Oh, and since we’re allegedly talking about Arkansas, if not for the Mean Green of North Texas, this would be a two.

CONFIDENCE LEVEL:

Auburn

While Ole Miss is now fully LOCKED IN to devoting resources to clawing a way to 6-6, it is of note that the Rebels do not owe $49 million to someone who is 0-2 against Ed Orgeron.

CONFIDENCE LEVEL:

South Carolina

I have no reason to have even a smidgen of confidence in Ole Miss, but I will die on the hill of Coach Boom is garbage and the Gamecocks can’t get 400 yards of offense against the Rebel defense. You know who else is also on this hill? People who know sweet tea for what it is: rancid diabetes water. RIDE UNTIL WE DIE.

CONFIDENCE LEVEL:

Texas A&M

Granted, I have watched only one half of 2018 Texas A&M football (against Clemson), but they seemed like they had their house in order.
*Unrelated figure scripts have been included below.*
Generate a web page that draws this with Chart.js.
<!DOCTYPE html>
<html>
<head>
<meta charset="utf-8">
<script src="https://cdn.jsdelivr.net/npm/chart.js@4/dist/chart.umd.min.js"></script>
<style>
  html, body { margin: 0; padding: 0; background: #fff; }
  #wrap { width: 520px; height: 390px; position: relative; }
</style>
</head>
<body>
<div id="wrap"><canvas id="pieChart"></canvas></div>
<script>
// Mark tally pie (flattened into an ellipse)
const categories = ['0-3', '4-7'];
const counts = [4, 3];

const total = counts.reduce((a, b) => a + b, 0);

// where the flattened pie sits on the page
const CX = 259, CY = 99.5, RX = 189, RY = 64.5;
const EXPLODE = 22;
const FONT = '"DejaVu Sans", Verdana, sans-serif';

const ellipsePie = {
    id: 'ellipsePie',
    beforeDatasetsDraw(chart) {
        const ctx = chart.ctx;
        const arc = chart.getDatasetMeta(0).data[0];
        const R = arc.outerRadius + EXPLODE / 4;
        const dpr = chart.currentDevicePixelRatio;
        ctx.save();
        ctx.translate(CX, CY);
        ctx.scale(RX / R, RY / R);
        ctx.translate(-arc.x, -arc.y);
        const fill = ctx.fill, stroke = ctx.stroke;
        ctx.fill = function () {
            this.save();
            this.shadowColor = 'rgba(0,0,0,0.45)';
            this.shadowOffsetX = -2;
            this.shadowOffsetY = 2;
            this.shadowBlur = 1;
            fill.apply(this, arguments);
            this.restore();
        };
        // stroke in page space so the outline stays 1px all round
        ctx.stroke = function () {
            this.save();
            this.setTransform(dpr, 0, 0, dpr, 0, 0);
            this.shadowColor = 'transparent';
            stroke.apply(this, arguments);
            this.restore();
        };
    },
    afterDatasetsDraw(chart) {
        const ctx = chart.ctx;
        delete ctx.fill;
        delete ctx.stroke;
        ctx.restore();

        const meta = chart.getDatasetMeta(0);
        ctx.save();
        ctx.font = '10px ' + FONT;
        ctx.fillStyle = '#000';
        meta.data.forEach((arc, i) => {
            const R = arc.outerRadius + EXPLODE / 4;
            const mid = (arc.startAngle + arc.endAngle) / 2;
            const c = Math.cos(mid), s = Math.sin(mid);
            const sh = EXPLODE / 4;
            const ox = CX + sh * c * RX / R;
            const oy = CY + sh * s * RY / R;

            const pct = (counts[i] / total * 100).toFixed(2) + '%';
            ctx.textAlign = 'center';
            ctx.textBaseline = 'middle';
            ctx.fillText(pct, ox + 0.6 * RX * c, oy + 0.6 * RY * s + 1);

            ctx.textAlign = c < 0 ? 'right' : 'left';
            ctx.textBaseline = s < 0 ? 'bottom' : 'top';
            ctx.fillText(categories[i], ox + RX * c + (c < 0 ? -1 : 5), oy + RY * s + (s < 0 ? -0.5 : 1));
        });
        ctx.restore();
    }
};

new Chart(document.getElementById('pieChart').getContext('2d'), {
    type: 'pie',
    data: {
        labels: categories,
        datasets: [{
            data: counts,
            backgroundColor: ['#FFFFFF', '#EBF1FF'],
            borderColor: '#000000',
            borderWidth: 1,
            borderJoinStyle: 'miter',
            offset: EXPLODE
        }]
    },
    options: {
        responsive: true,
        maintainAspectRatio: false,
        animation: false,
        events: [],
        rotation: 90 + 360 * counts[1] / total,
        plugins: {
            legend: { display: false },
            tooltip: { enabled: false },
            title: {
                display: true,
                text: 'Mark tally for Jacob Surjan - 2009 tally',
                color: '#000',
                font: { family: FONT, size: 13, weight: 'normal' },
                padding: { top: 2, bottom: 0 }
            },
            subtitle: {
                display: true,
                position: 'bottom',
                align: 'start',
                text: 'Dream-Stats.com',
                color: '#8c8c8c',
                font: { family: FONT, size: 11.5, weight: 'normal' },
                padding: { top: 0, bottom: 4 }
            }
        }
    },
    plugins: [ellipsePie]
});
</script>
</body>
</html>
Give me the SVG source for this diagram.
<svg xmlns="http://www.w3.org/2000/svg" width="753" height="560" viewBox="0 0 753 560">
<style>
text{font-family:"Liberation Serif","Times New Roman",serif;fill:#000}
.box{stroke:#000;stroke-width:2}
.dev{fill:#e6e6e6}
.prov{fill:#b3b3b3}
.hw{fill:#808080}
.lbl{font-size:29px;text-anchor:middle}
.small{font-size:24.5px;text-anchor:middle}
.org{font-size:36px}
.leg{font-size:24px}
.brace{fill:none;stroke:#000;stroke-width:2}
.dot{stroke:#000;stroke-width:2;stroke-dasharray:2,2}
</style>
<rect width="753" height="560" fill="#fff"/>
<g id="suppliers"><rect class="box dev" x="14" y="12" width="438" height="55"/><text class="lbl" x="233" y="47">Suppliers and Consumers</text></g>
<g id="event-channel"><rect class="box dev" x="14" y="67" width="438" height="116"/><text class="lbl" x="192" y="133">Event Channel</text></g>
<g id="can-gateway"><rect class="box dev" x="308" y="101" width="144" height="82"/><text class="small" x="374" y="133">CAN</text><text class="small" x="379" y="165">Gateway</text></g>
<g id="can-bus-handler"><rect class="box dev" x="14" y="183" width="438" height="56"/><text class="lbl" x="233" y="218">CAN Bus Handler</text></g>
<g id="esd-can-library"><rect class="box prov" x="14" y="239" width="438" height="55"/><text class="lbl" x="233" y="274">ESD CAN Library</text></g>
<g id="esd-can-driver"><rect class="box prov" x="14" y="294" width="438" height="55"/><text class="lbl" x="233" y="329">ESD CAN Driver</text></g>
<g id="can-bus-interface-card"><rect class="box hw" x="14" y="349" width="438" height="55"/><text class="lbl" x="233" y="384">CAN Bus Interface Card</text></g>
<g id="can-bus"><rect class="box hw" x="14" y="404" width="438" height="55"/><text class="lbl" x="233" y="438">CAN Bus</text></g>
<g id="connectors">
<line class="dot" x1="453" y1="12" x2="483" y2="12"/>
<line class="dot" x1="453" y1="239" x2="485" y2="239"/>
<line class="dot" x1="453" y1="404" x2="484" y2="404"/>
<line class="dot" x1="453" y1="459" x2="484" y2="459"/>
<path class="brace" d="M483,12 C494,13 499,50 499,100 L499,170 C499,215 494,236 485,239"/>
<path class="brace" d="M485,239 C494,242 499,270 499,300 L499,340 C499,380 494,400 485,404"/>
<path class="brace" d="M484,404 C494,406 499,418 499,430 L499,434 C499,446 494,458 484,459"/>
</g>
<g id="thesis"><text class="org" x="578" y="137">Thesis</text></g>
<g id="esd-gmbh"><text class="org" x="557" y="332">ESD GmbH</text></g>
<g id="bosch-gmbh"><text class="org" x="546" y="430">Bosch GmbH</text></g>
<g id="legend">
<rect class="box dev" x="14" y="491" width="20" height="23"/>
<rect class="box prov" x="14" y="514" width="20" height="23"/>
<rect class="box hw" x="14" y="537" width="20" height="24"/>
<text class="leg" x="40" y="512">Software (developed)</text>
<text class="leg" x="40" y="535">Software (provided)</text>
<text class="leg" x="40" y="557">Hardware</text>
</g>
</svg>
However, here’s how destructive Alabama has been: the Aggies had a chance to beat what is allegedly a top five team, and they will roll into Tuscaloosa this weekend as 27-point (give or take) underdogs.

My point being, when the Ole Miss/Texas A&M line comes out on that Sunday in November, treat yourself right and make some money with the Aggies.

CONFIDENCE LEVEL:

Vanderbilt

The Commodores went to South Bend last weekend and put 420 total yards on Notre Dame. However, because they are also haters of success, Vanderbilt turned it over three times. Though I watched none of the game, surely three turnovers in a five-point game didn’t hurt them at all.
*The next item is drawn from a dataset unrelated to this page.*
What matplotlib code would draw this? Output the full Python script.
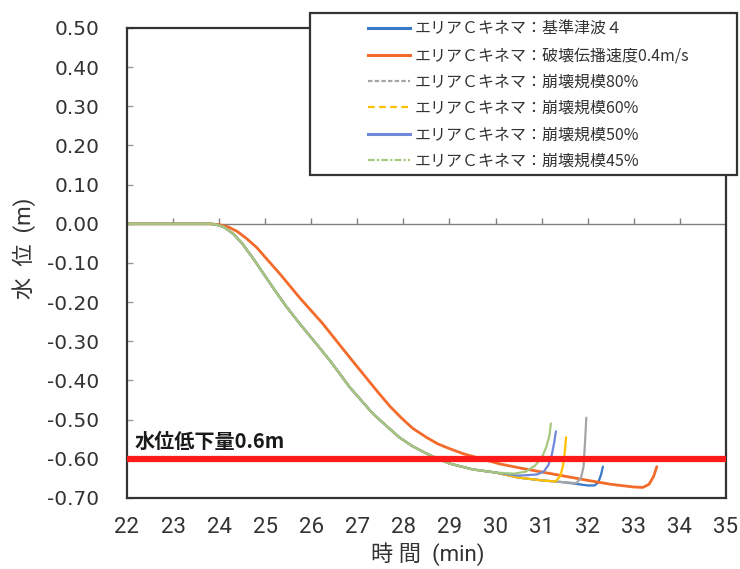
import matplotlib
matplotlib.use('Agg')
import matplotlib.pyplot as plt
from matplotlib.lines import Line2D
from matplotlib.patches import Rectangle

plt.rcParams['font.family'] = ['Noto Sans CJK JP', 'DejaVu Sans']
plt.rcParams['axes.unicode_minus'] = False

# shared descent (base case and the slump-scale cases overlap here)
t_common = [22.0, 23.0, 23.8, 23.9, 24.1, 24.3, 24.5, 24.73, 24.95, 25.17, 25.45, 25.75,
            26.1, 26.41, 26.84, 27.34, 27.65, 27.92, 28.2, 28.51, 28.75, 29.0, 29.5, 30.0]
v_common = [0.0, 0.0, 0.0, -0.001, -0.008, -0.025, -0.05, -0.087, -0.125, -0.163, -0.21, -0.255,
            -0.305, -0.35, -0.418, -0.485, -0.518, -0.546, -0.568, -0.587, -0.6, -0.612, -0.627, -0.635]

t_base = t_common + [30.5, 31.0, 31.5, 32.0, 32.15, 32.23, 32.29, 32.33]
v_base = v_common + [-0.648, -0.655, -0.66, -0.668, -0.668, -0.66, -0.64, -0.62]

t_speed = [22.0, 23.0, 23.8, 24.0, 24.2, 24.4, 24.6, 24.82, 25.05, 25.32, 25.75, 26.25,
           26.84, 27.42, 27.7, 27.95, 28.2, 28.51, 28.75, 29.0, 29.3, 29.6, 30.09, 30.6, 31.3,
           32.0, 32.5, 33.0, 33.2, 33.33, 33.43, 33.5]
v_speed = [0.0, 0.0, 0.0, -0.002, -0.008, -0.02, -0.038, -0.061, -0.092, -0.128, -0.189, -0.255,
           -0.342, -0.426, -0.465, -0.495, -0.522, -0.546, -0.562, -0.574, -0.587, -0.597, -0.613, -0.625, -0.64,
           -0.655, -0.665, -0.672, -0.673, -0.665, -0.645, -0.62]

t_80 = t_common + [30.5, 31.0, 31.5, 31.75, 31.85, 31.91, 31.94, 31.97]
v_80 = v_common + [-0.648, -0.655, -0.66, -0.662, -0.65, -0.62, -0.56, -0.495]

t_60 = t_common + [30.5, 31.0, 31.3, 31.4, 31.46, 31.5, 31.53]
v_60 = v_common + [-0.648, -0.655, -0.658, -0.645, -0.62, -0.585, -0.545]

t_50 = t_common + [30.5, 30.9, 31.05, 31.15, 31.22, 31.27, 31.31]
v_50 = v_common + [-0.643, -0.64, -0.632, -0.615, -0.59, -0.56, -0.53]

t_45 = t_common + [30.4, 30.65, 30.85, 31.0, 31.1, 31.17, 31.2]
v_45 = v_common + [-0.638, -0.633, -0.618, -0.598, -0.57, -0.54, -0.51]

labels = ['エリアＣキネマ：基準津波４',
          'エリアＣキネマ：破壊伝播速度0.4m/s',
          'エリアＣキネマ：崩壊規模80%',
          'エリアＣキネマ：崩壊規模60%',
          'エリアＣキネマ：崩壊規模50%',
          'エリアＣキネマ：崩壊規模45%']
colors = ['#3a78c9', '#f26b2a', '#a5a5a5', '#ffc000', '#6f88da', '#a6c77e']
styles = ['-', '-', (0, (2, 1)), (0, (3, 2)), '-', (0, (3, 1, 1, 1))]

threshold = -0.60
x_ticks = list(range(22, 36))
y_ticks = [0.5, 0.4, 0.3, 0.2, 0.1, 0.0, -0.1, -0.2, -0.3, -0.4, -0.5, -0.6, -0.7]

fig = plt.figure(figsize=(7.4, 5.69), dpi=100)
ax = fig.add_axes([0.1716, 0.1248, 0.8094, 0.826])

series = [(t_base, v_base), (t_speed, v_speed), (t_80, v_80),
          (t_60, v_60), (t_50, v_50), (t_45, v_45)]
for (t, v), c in zip(series, colors):
    lw = 2.0 if c == '#f26b2a' else 1.6
    ax.plot(t, v, color=c, lw=lw, solid_capstyle='round', solid_joinstyle='round')

# zero line with its small tick marks
ax.axhline(0, color='#808080', lw=1.0, zorder=1)
ax.vlines(x_ticks[1:-1], 0, 0.014, color='#808080', lw=1.0, zorder=1)

ax.axhline(threshold, color='#ff1a1a', lw=4.5, zorder=5)
ax.text(22.17, threshold + 0.027, '水位低下量0.6m', fontsize=14.5, fontweight='bold',
        color='#1a1a1a', va='baseline', ha='left', zorder=6)

ax.set_xlim(22, 35)
ax.set_ylim(-0.7, 0.5)
ax.set_xticks(x_ticks)
ax.set_yticks(y_ticks)
ax.set_yticklabels(['%.2f' % y for y in y_ticks], family='DejaVu Sans', fontsize=14.5,
                   color='#333333')
ax.set_xticklabels([str(x) for x in x_ticks], family='Roboto', fontsize=16,
                   color='#333333')
ax.tick_params(axis='x', length=0, pad=14)
ax.tick_params(axis='y', direction='in', length=4, width=1, color='#999999', pad=20)

for s in ax.spines.values():
    s.set_color('#333333')
    s.set_linewidth(1.6)

ax.set_xlabel('時 間  (min)', fontsize=16, family=['Roboto', 'Noto Sans CJK JP'],
              color='#333333')
ax.xaxis.set_label_coords(0.502, -0.095)
ax.set_ylabel('水  位  (m)', fontsize=16, family=['Roboto', 'Noto Sans CJK JP'],
              color='#333333')
ax.yaxis.set_label_coords(-0.152, 0.532)

# legend box (wider than its content, sticks out above the plot)
fig.patches.append(Rectangle((310 / 740, 1 - 175 / 569), 427 / 740, 162 / 569,
                             transform=fig.transFigure, fill=True, facecolor='white',
                             edgecolor='#333333', lw=1.6, zorder=10))
handles = [Line2D([], [], color=c, lw=2.2 if i < 2 or i == 4 else 1.6, ls=s)
           for i, (c, s) in enumerate(zip(colors, styles))]
leg = fig.legend(handles, labels, loc='upper left', bbox_to_anchor=(368 / 740, 1 - 21 / 569),
                 bbox_transform=fig.transFigure, frameon=False, fontsize=11.5,
                 handlelength=2.65, handletextpad=0.3, labelspacing=0.585,
                 borderpad=0, borderaxespad=0)
leg.set_zorder(11)
for txt in leg.get_texts():
    txt.set_color('#333333')

fig.savefig('out.png', dpi=100)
The point I’m trying to make here is that you should begin stocking up on Serenity Now so that you are mentally prepared for Vanderbilt running up 550+ yards of offense, with three turnovers, in a one-point win over Ole Miss.

CONFIDENCE LEVEL:

Mississippi State

If Nick Fitzgerald accumulates 350 yards of total offense and scores 6 touchdowns against Louisiana-Lafayette and the Ole Miss game is on at the same time, do any Mississippi State fans see his performance?